I think that a lot of places use a “modified alphabetical” system, though, where the run of normal-ish reagents are stored by name, and more reactive stuff is moved out over to the side. Strong acids, strong bases, reactive gases – these traditionally have their own storage cabinets anyway, and there are also places that separate out strong oxidizers and/or strong reducing agents as well. Then you have the whole room temperature versus fridge versus freezer storage issue as well, which also tends to separate out the more reactive stuff into the colder compartments. (In my own experience, it’s cold storage in the labs, which is definitely necessary, that does more than anything else to randomize the attempts to track reagents department-wide).
Individuals and individual labs, naturally, sometimes evolve their own systems. From an organic chemistry viewpoint, there’s a lot to be said for a whole cabinet that’s nothing but primary and secondary amines, for example, or a whole box of isocyanates or carboxylic acids.
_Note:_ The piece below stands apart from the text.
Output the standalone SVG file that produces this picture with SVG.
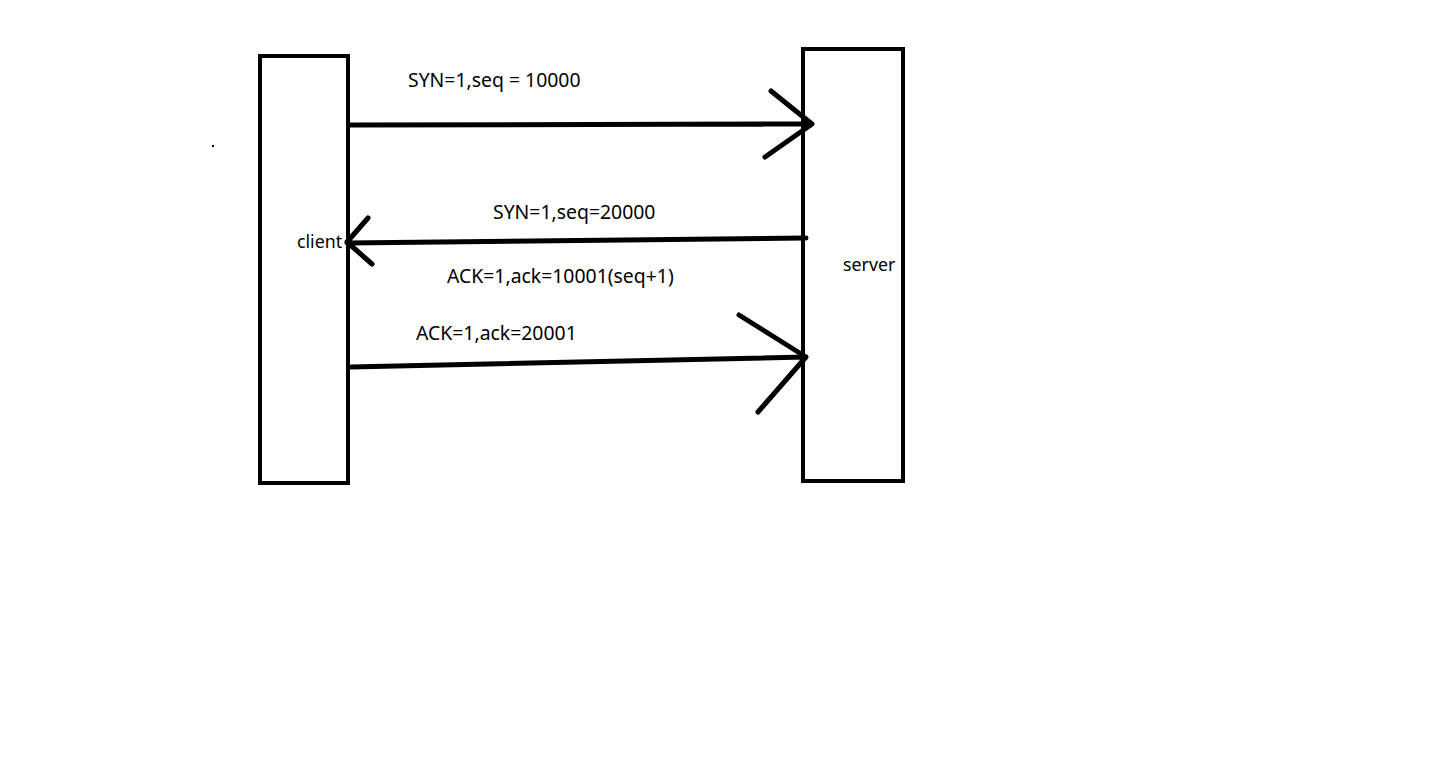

Synthon-based storage tends to get hard to manage after a while, especially with multiple functional groups, but it can be very convenient. And since it’s based on chemical reactivity right from the start, it tends to get around the incompatible storage problem by definition. This is how things tend to get sorted out under my own hood, on a project-by-project basis.
If you have a completely bar-coded system, though, which you really need to if you’re actually going to be able to track everything, then you don’t have to store alphabetically at all, or by any system other than something tied to the number on the bottle. Organizing them by bar-code would work fine, except you’re almost certainly going to have things that shouldn’t be sitting next to each other, so the sort-out-the-reactives techniques mentioned above are usually employed. That way, when you search for some reagent, its location comes back first as “Acid shelf”, “Oxidizer cabinet” or whatever.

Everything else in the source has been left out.